--- Begin MATERIAL PROVIDED ---

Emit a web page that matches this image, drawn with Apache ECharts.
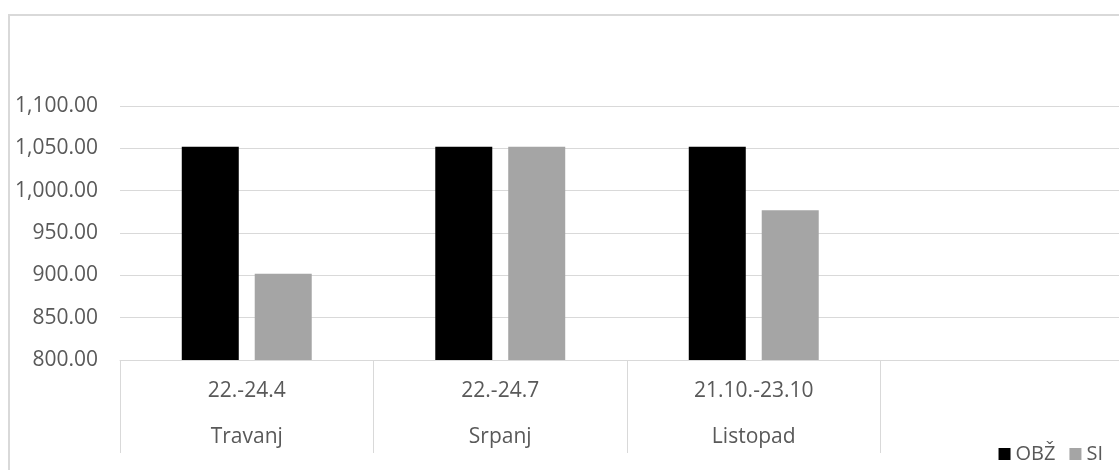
<!DOCTYPE html>
<html>
<head>
    <meta charset="UTF-8">
    <title>OBŽ / SI</title>
    <style type="text/css">
        html,body{margin:0;padding:0;background:#fff;overflow:hidden;}
        /* graf je u originalu odrezan s desne strane */
        #chart{width:1140px;height:470px;}
    </style>
</head>
<body>
<div id="chart"></div>
<script src="https://cdn.jsdelivr.net/npm/echarts@6/dist/echarts.min.js"></script>
<script type="text/javascript">
    // podaci
    var periods = ['22.-24.4', '22.-24.7', '21.10.-23.10', ''];
    var months = ['Travanj', 'Srpanj', 'Listopad', ''];
    var obz = [1052, 1052, 1052, null];
    var si = [902, 1052, 977, null];

    var font = 'Open Sans';
    var grey = '#595959';
    var lineColor = '#d9d9d9';

    var myChart = echarts.init(document.getElementById('chart'));

    var option = {
        animation: false,
        textStyle: {fontFamily: font},
        graphic: [{
            type: 'rect',
            shape: {x: 9, y: 15, width: 1200, height: 520},
            style: {fill: 'none', stroke: lineColor, lineWidth: 2},
            silent: true
        }],
        grid: {left: 120, top: 106, width: 1014, height: 254},
        legend: {
            data: ['OBŽ', 'SI'],
            right: 32,
            top: 439,
            icon: 'rect',
            itemWidth: 12,
            itemHeight: 12,
            itemGap: 14,
            textStyle: {color: grey, fontSize: 20, fontFamily: font}
        },
        xAxis: [{
            type: 'category',
            data: periods,
            axisLine: {lineStyle: {color: lineColor, width: 1}},
            axisTick: {show: true, interval: 0, length: 93, lineStyle: {color: lineColor}},
            axisLabel: {interval: 0, margin: 21, color: grey, fontSize: 21, fontFamily: font}
        }, {
            type: 'category',
            data: months,
            position: 'bottom',
            axisLine: {show: false},
            axisTick: {show: false},
            axisLabel: {interval: 0, margin: 67, color: grey, fontSize: 21, fontFamily: font}
        }],
        yAxis: {
            type: 'value',
            min: 800,
            max: 1100,
            interval: 50,
            axisLine: {show: false},
            axisTick: {show: false},
            splitLine: {lineStyle: {color: lineColor, width: 1}},
            axisLabel: {
                margin: 22,
                color: grey,
                fontSize: 21,
                fontFamily: font,
                formatter: function (v) {
                    return v.toLocaleString('en-US', {minimumFractionDigits: 2, maximumFractionDigits: 2});
                }
            }
        },
        series: [{
            name: 'OBŽ',
            type: 'bar',
            data: obz,
            barWidth: 57,
            barGap: '28%',
            itemStyle: {color: '#000000'}
        }, {
            name: 'SI',
            type: 'bar',
            data: si,
            barWidth: 57,
            itemStyle: {color: '#a5a5a5'}
        }]
    };

    myChart.setOption(option);
</script>
</body>
</html>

--- End MATERIAL PROVIDED ---

Copy every line above word for word and exclude the pictures.

◆ EXERCISE RESULT
Emit a web page that matches this image, drawn with Apache ECharts.
<!DOCTYPE html>
<html>
<head>
    <meta charset="UTF-8">
    <title>OBŽ / SI</title>
    <style type="text/css">
        html,body{margin:0;padding:0;background:#fff;overflow:hidden;}
        /* graf je u originalu odrezan s desne strane */
        #chart{width:1140px;height:470px;}
    </style>
</head>
<body>
<div id="chart"></div>
<script src="https://cdn.jsdelivr.net/npm/echarts@6/dist/echarts.min.js"></script>
<script type="text/javascript">
    // podaci
    var periods = ['22.-24.4', '22.-24.7', '21.10.-23.10', ''];
    var months = ['Travanj', 'Srpanj', 'Listopad', ''];
    var obz = [1052, 1052, 1052, null];
    var si = [902, 1052, 977, null];

    var font = 'Open Sans';
    var grey = '#595959';
    var lineColor = '#d9d9d9';

    var myChart = echarts.init(document.getElementById('chart'));

    var option = {
        animation: false,
        textStyle: {fontFamily: font},
        graphic: [{
            type: 'rect',
            shape: {x: 9, y: 15, width: 1200, height: 520},
            style: {fill: 'none', stroke: lineColor, lineWidth: 2},
            silent: true
        }],
        grid: {left: 120, top: 106, width: 1014, height: 254},
        legend: {
            data: ['OBŽ', 'SI'],
            right: 32,
            top: 439,
            icon: 'rect',
            itemWidth: 12,
            itemHeight: 12,
            itemGap: 14,
            textStyle: {color: grey, fontSize: 20, fontFamily: font}
        },
        xAxis: [{
            type: 'category',
            data: periods,
            axisLine: {lineStyle: {color: lineColor, width: 1}},
            axisTick: {show: true, interval: 0, length: 93, lineStyle: {color: lineColor}},
            axisLabel: {interval: 0, margin: 21, color: grey, fontSize: 21, fontFamily: font}
        }, {
            type: 'category',
            data: months,
            position: 'bottom',
            axisLine: {show: false},
            axisTick: {show: false},
            axisLabel: {interval: 0, margin: 67, color: grey, fontSize: 21, fontFamily: font}
        }],
        yAxis: {
            type: 'value',
            min: 800,
            max: 1100,
            interval: 50,
            axisLine: {show: false},
            axisTick: {show: false},
            splitLine: {lineStyle: {color: lineColor, width: 1}},
            axisLabel: {
                margin: 22,
                color: grey,
                fontSize: 21,
                fontFamily: font,
                formatter: function (v) {
                    return v.toLocaleString('en-US', {minimumFractionDigits: 2, maximumFractionDigits: 2});
                }
            }
        },
        series: [{
            name: 'OBŽ',
            type: 'bar',
            data: obz,
            barWidth: 57,
            barGap: '28%',
            itemStyle: {color: '#000000'}
        }, {
            name: 'SI',
            type: 'bar',
            data: si,
            barWidth: 57,
            itemStyle: {color: '#a5a5a5'}
        }]
    };

    myChart.setOption(option);
</script>
</body>
</html>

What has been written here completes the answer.